Parolo, per quale ragione la Lazio è riuscita spesso a togliersi delle soddisfazioni a Milano contro Inter e Milan in Coppa Italia, mentre in campionato non siete riusciti a ripetervi?
«Difficile dirlo, forse per una serie di motivi, legati anche alle motivazioni. Una cosa però posso dirtela: la partita secca, da dentro o fuori, ci ha sempre regalato delle emozioni particolari: una sorta di adrenalina che ci ha sempre spinto a fare meglio nelle coppe, che in campionato».

 

Si è sempre detto che, rispetto agli altri tecnici, Simone Inzaghi tenesse particolarmente alle gare di Coppa. È così?
«Lui sapeva perfettamente che portare un titolo gli avrebbe permesso di rimanere nella storia e guadagnare considerazione. Ha sempre avuto una grande voglia di fare bene, soprattutto in Coppa Italia. Affrontava le gare di questa competizione con uno spirito particolare: voleva che la Lazio facesse bene. Se leggete oggi i tabellini delle gare di Coppa, vi accorgerete che lui schierava sempre i titolari. Voleva andare avanti, non lasciare nulla al caso. E i risultati sono sotto gli occhi di tutti. A Milano contro l’Inter non fu l’unico successo».

 

Si riferisce al match vinto ai rigori nel 2019?
«Anche in quel caso furono i quarti di finale. E andai a battere anche io uno dei penalty.
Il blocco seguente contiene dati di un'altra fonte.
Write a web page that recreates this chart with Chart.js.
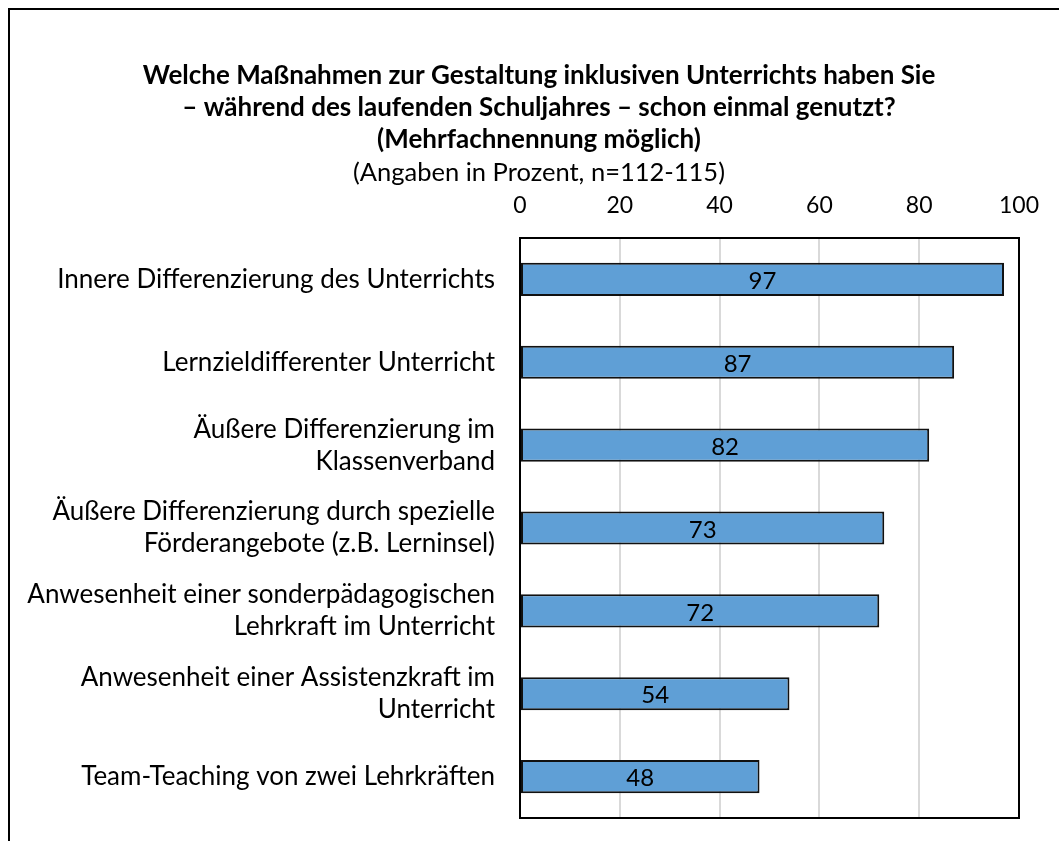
<!DOCTYPE html>
<html lang="de">
<head>
<meta charset="utf-8">
<script src="https://cdn.jsdelivr.net/npm/chart.js@4/dist/chart.umd.min.js"></script>
<style>
  html, body { margin: 0; padding: 0; background: #fff; overflow: hidden; width: 1059px; height: 841px; }
  #frame { position: absolute; left: 8px; top: 8px; width: 1200px; height: 900px; border-left: 2px solid #000; border-top: 2px solid #000; background: #fff; overflow: hidden; }
  canvas { display: block; }
</style>
</head>
<body>
<div id="frame"><canvas id="chart" width="1058" height="850"></canvas></div>
<script>
const categories = [
  'Innere Differenzierung des Unterrichts',
  'Lernzieldifferenter Unterricht',
  ['Äußere Differenzierung im', 'Klassenverband'],
  ['Äußere Differenzierung durch spezielle', 'Förderangebote (z.B. Lerninsel)'],
  ['Anwesenheit einer sonderpädagogischen', 'Lehrkraft im Unterricht'],
  ['Anwesenheit einer Assistenzkraft im', 'Unterricht'],
  'Team-Teaching von zwei Lehrkräften'
];
const values = [97, 87, 82, 73, 72, 54, 48];
const xTicks = [0, 20, 40, 60, 80, 100];
const titleLines = [
  'Welche Maßnahmen zur Gestaltung inklusiven Unterrichts haben Sie',
  '– während des laufenden Schuljahres – schon einmal genutzt?',
  '(Mehrfachnennung möglich)'
];
const subtitleText = '(Angaben in Prozent, n=112-115)';

const FONT = 'Lato, "Open Sans", sans-serif';

// value labels centred in each bar
const barLabels = {
  id: 'barLabels',
  afterDatasetsDraw(chart) {
    const ctx = chart.ctx;
    const meta = chart.getDatasetMeta(0);
    ctx.save();
    ctx.font = '24px ' + FONT;
    ctx.fillStyle = '#000';
    ctx.textAlign = 'center';
    ctx.textBaseline = 'middle';
    meta.data.forEach((bar, i) => {
      ctx.fillText(String(values[i]), (bar.x + bar.base) / 2, bar.y + 2);
    });
    ctx.restore();
  }
};

// black box round the plot area
const plotFrame = {
  id: 'plotFrame',
  afterDraw(chart) {
    const a = chart.chartArea;
    const ctx = chart.ctx;
    ctx.save();
    ctx.strokeStyle = '#000';
    ctx.lineWidth = 2;
    ctx.strokeRect(a.left, a.top, a.right - a.left, a.bottom - a.top);
    ctx.restore();
  }
};

new Chart(document.getElementById('chart'), {
  type: 'bar',
  data: {
    labels: categories,
    datasets: [{
      data: values,
      backgroundColor: '#5f9fd6',
      borderColor: '#111',
      borderWidth: 2,
      borderSkipped: false,
      categoryPercentage: 1,
      barPercentage: 0.4
    }]
  },
  options: {
    indexAxis: 'y',
    responsive: false,
    animation: false,
    layout: { padding: { left: 10, right: 10, top: 0, bottom: 42 } },
    plugins: {
      legend: { display: false },
      tooltip: { enabled: false },
      title: {
        display: true,
        text: titleLines,
        color: '#000',
        font: { family: FONT, size: 26, weight: 'bold', lineHeight: 32 / 26 },
        padding: { top: 50, bottom: 1 }
      },
      subtitle: {
        display: true,
        text: subtitleText,
        color: '#000',
        font: { family: FONT, size: 25.5, lineHeight: 32 / 25.5 },
        padding: { top: 0, bottom: 0 }
      }
    },
    scales: {
      x: {
        position: 'top',
        min: 0,
        max: 100,
        afterBuildTicks(s) { s.ticks = xTicks.map(v => ({ value: v })); },
        afterFit(s) { s.height = 49; },
        ticks: { color: '#000', padding: 19, font: { family: FONT, size: 23 } },
        grid: { color: '#d9d9d9', lineWidth: 2, drawTicks: false },
        border: { display: false }
      },
      y: {
        afterFit(s) { s.width = 500; },
        ticks: { color: '#000', padding: 25, font: { family: FONT, size: 26, lineHeight: 32 / 26 } },
        grid: { display: false, drawTicks: false },
        border: { display: false }
      },
      // empty right-hand margin so the title stays centred on the whole frame
      yRight: {
        type: 'category',
        position: 'right',
        afterFit(s) { s.width = 39; },
        ticks: { display: false },
        grid: { display: false, drawTicks: false },
        border: { display: false }
      }
    }
  },
  plugins: [barLabels, plotFrame]
});
</script>
</body>
</html>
Ero sicuro che Handanovic, che era un para rigori, avesse studiato le caratteristiche di tutti i possibili rigoristi. Io fino a quel momento ne avevo calciati solo due: uno centrale e uno chiudendo il tiro. Per sorprendere Handanovic, decisi di aprirlo, e andò bene».

 

Molti pensano che la vostra Lazio potesse vincere più di quello che ha portato a casa. È d’accordo?
«Io ho un doppio rammarico: secondo me negli anni alla Lazio potevamo fare molta più strada in Europa League. Ci sono state delle stagioni in cui eravamo in grado di arrivare fino in fondo. Ma solo in un anno abbiamo davvero fatto bene: nel 2018, quando poi ci fu la trasferta di Salisburgo, in cui ancora oggi non ti so spiegare cosa sia successo in quei dieci minuti che hanno rovinato tutto».

 

L’altro rammarico?
«Nello spareggio Champions con l’Inter: meritavamo di raggiungere la Champions League quell’anno. Poi ci siamo riusciti più avanti e siamo arrivati fino agli ottavi di finale, ma quel finale di stagione e quella gara, sempre con i nerazzurri, poteva e doveva andare meglio».

 

L’Inzaghi di oggi, che guida l’Inter, quanto è diverso da quello che sedeva sulla panchina della Lazio?
«Tanto: ha capito cosa vuol dire allenare l’Inter. Alla Lazio un pareggio o una sconfitta, non portavano la critica a scagliarsi su di lui. Ora ha capito come gestire questo tipo di pressione e come comportarsi. Ma c’è voluto un po’ di tempo. È un Inzaghi che è cresciuto, anno dopo anno. Già il Simone Inzaghi degli ultimi anni a Roma era diverso da quello che si era seduto per la prima volta sulla panchina della Lazio. Oggi ha completato il processo di evoluzione, ma c’è una cosa che è rimasta identica al passato...».

 

Quale?
«La voglia di puntare sulla Coppa Italia e di andare fino in fondo a tutti i trofei che si gioca. E questo la Lazio deve saperlo bene».